The old Master of the Revels, Edmund Tilney, had died that August and been replaced by Sir George Buc. Jonson already knew him; they mixed in the circle of Sir Robert Cotton and both drew on his famous library (Sharpe, 1979, 195–221). Shakespeare also knew him, since Buc had approached him for information about an old play, of which he had acquired a copy (Nelson, 1998). Buc was doubtless anxious to make a good impression in his first season in charge of the court Revels and Jonson – well known at court for his masques, which he produced almost annually – would have been a strong choice to lead it off, as he was to do three years later, when Bartholomew Fair led off the 1614/15 Revels. All of this could only have given Shakespeare more of an incentive to learn what he could from Jonson.

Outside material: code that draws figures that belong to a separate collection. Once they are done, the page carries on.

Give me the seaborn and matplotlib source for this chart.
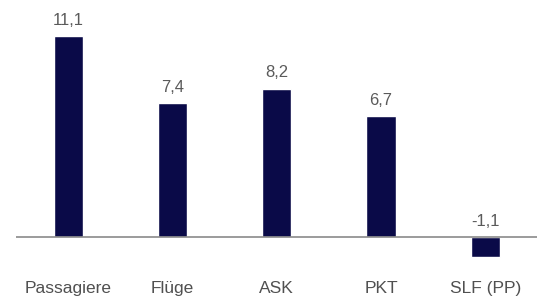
import pandas as pd
import matplotlib
matplotlib.use("Agg")
import matplotlib.pyplot as plt
import seaborn as sns

# chart data
categories = ["Passagiere", "Flüge", "ASK", "PKT", "SLF (PP)"]
values = [11.1, 7.4, 8.2, 6.7, -1.1]

sns.set_style("white")
plt.rcParams["font.family"] = ["Liberation Sans", "DejaVu Sans"]

df = pd.DataFrame({"cat": categories, "val": values})

fig = plt.figure(figsize=(5.37, 2.99), dpi=100)
ax = fig.add_axes([16 / 537, 0.1348, 521.5 / 537, 0.799])

sns.barplot(data=df, x="cat", y="val", color="#0a0a48", saturation=1,
            width=0.28, ax=ax, errorbar=None)

# zero line
ax.axhline(0, color="#8a8a8a", linewidth=1.2, zorder=3)

# value labels, German decimal comma
for i, v in enumerate(values):
    ax.annotate(f"{v:.1f}".replace(".", ","), xy=(i, max(v, 0)),
                xytext=(0, 8), textcoords="offset points",
                ha="center", va="baseline", fontsize=12, color="#5a5a5a")

ax.set_xlim(-0.5, 4.5)
ax.set_ylim(-1.2, 12.0)
ax.set_xlabel("")
ax.set_ylabel("")
ax.set_yticks([])
ax.tick_params(axis="x", length=0, pad=16, labelsize=12.5, labelcolor="#505050")
sns.despine(ax=ax, left=True, bottom=True)

fig.savefig("out.png", dpi=100)
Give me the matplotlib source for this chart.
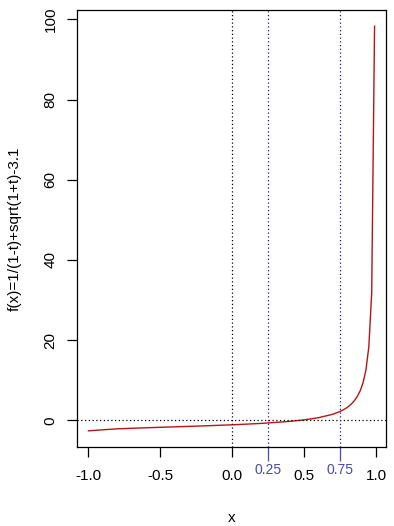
import matplotlib
matplotlib.use("Agg")
import matplotlib.pyplot as plt

plt.rcParams['font.family'] = ['Liberation Sans', 'DejaVu Sans']

# Values
x_vals = [-1.0, -0.8, -0.6, -0.4, -0.2, 0.0, 0.2, 0.4, 0.5, 0.6, 0.7, 0.7512,
          0.7711, 0.791, 0.8109, 0.8308, 0.8507, 0.8706, 0.8905, 0.9104,
          0.9303, 0.9502, 0.9701, 0.99]
y_vals = [-2.6, -2.10, -1.84, -1.61, -1.37, -1.1, -0.76, -0.25, 0.13, 0.67,
          1.54, 2.24, 2.60, 3.02, 3.53, 4.16, 4.96, 6.00, 7.41, 9.44,
          12.64, 18.38, 31.75, 98.3]
x_ticks = [-1.0, -0.5, 0.0, 0.5, 1.0]
x_tick_labels = ["-1.0", "-0.5", "0.0", "0.5", "1.0"]
y_ticks = [0, 20, 40, 60, 80, 100]
blue_marks = [0.25, 0.75]
blue_labels = ["0.25", "0.75"]

W, H = 394, 526
fig = plt.figure(figsize=(W / 100, H / 100), dpi=100)
left, right, top, bottom = 77, 386, 10, 447
ax = fig.add_axes([left / W, 1 - bottom / H, (right - left) / W, (bottom - top) / H])

xmin, xmax = min(x_vals), max(x_vals)
ymin, ymax = min(y_vals), max(y_vals)
dx, dy = (xmax - xmin) * 0.04, (ymax - ymin) * 0.04
ax.set_xlim(xmin - dx, xmax + dx)
ax.set_ylim(ymin - dy, ymax + dy)

ax.plot(x_vals, y_vals, color='#B81414', lw=1.0)

ax.axvline(0, color='black', ls=(0, (1, 2)), lw=0.9)
ax.axhline(0, color='black', ls=(0, (1, 2)), lw=0.9)
for v in blue_marks:
    ax.axvline(v, color='#1A1A70', ls=(0, (1, 2)), lw=0.9)

fs = 11
ax.set_xticks(x_ticks)
ax.set_xticklabels(x_tick_labels, fontsize=fs)
ax.set_xticks(blue_marks, minor=True)
ax.set_xticklabels(blue_labels, minor=True, fontsize=10)
ax.set_yticks(y_ticks)
ax.set_yticklabels([str(v) for v in y_ticks], fontsize=fs, rotation=90, va='center')
ax.tick_params(direction='out', length=7, width=0.9, colors='black')
ax.tick_params(axis='x', which='major', pad=9)
ax.tick_params(axis='x', which='minor', length=10, width=0.9, color='#4A4AA8',
               labelcolor='#4A4AA8', pad=1.5)
ax.tick_params(axis='y', pad=7)

for s in ax.spines.values():
    s.set_linewidth(0.9)

fig.text((left + right) / 2 / W, 1 - 522 / H, 'x', ha='center', va='baseline', fontsize=fs)
fig.text(15 / W, 1 - ((top + bottom) / 2) / H, 'f(x)=1/(1-t)+sqrt(1+t)-3.1',
         rotation=90, ha='center', va='center', fontsize=fs)

fig.savefig('out.png', dpi=100)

Andrew Gurr argues that “Shakespeare’s Tempest … was almost certainly written while The Alchemist was in rehearsal” (1996, 80). And we know that Jonson’s play was ready by late summer (August/September) 1610 since it was alongside Othello in the repertory of the King’s Men at Oxford, on tour to escape the plague (Sutton, 2006). It is as if Shakespeare took his cue from these lines of Jonson: “I will teach you/How to beware to tempt a fury again/That carries tempest in hand and voice” (1.1.60–2). Where The Alchemistbarely moves outside Lovewit’s house, The Tempest is entirely confined to Prospero’s island (in a marked break from the wide‐ranging geographies of recent plays like Cymbeline and Thr Winter’s Tale). Jonson’s play is about con‐trickery centering on the figure of a (fake) alchemist – a magician of sorts; Shakespeare’s is about a magician with real powers, working his spells on a range of different characters (Levin, 1971). And The Tempest “seems to parody Jonson’s timing by matching the time of the plot immaculately not just to the time of a day but to the time of the performance … Both plays were written for afternoon performance at the Blackfriars” (Gurr, 80).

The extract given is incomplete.